Meet The Illustrator: Kate Isobel Scott

Name: Kate Isobel Scott 

Describe your illustration style in ten words or less.
Friendly, a little naive, innocent, entertaining, colourful and cheerful

What items are an essential part of your creative space?
A good window to look out of. Some headphones lots of paper and sharp pencils. Plasticine a Wacom and a computer.

Do you have a favourite artistic medium?
Simple pencil and paper, I also really enjoyed working with plasticine. 
Name three artists whose work inspires you.
Liz Roland, Myung Ae Lee and Babette Cole

Which artistic period would you most like to visit and why?
I think I would like to visit the modernism sculpture movement. I wold have really liked to hung out with Babara Hepworth.

Who or what inspired you to become an illustrator?
I love stories however I am dyslexic, especially as a kid I wold find reading impossible. I have always relayed heavily on the pictures. So illustration has always been part of everything I do.

   
Can you share a photo of your creative work space or part of the area where you work most often? Talk us through it.
I have recently moved countries, I use to live in Den Haag in The Netherlands where I had a beautiful big studio in an old school building, it was a real haven. Currently I am based in my front room of my house in Fitzroy Melbourne, although a little bit smaller it has a great window for people watching.


What is your favourite part of the illustration process?

I like the brainstorming at the beginning of a project. I also really enjoy being in the thick of it when you are so absorbed in what you are doing you forget there is a world out there.
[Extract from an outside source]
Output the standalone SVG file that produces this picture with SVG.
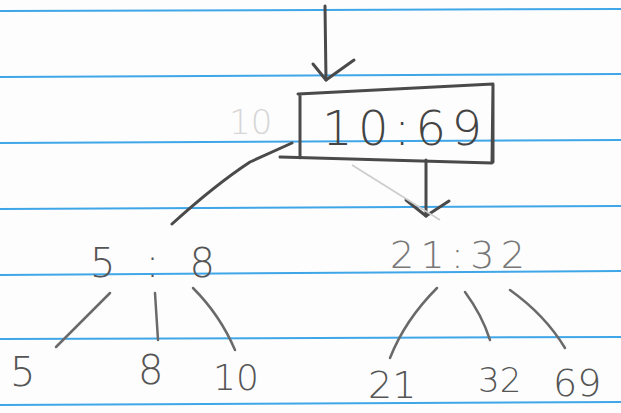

 What advice would you give to an aspiring illustrator?
KEEP GOING don’t give up. Its a hard slog to get recognised but the only way someone will notice you is if you keep making work!

Kate Isobel Scott (b. 1988) grew up in a small town in Australia. Once she finished school
Kate moved to England to study Illustration at Falmouth University in Cornwall. In 2011 Kate
graduated with a BA Honours degree in illustration and moved to London.


After a few years of working in London in set design and art department, Kate relocated to
The Hague in The Netherlands. Here she focused on her career as an animation director
and illustrator. Working for clients such as New York Times, Adobe, Libresse, Greenpeace,
Off-White and Gymshark.

Kate has developed her own visual language within the stop motion animation industry,
using plasticine as a main medium often combined with painted elements. Kate’s hand-
made plasticine style is heavily inspired by the nostalgia of 80s/90s children’s television. Her
colourful, friendly and sometimes wonky characters celebrate the essence of hand made
craft. Besides animation Kate works on children’s picture books and has been exploring
painting and illustration. Her work has been shown in several exhibitions in Europe.

Recently Kate has returned to her roots and moved to Melbourne, Australia where she
continues to work on both her self initiated and commissioned animation work.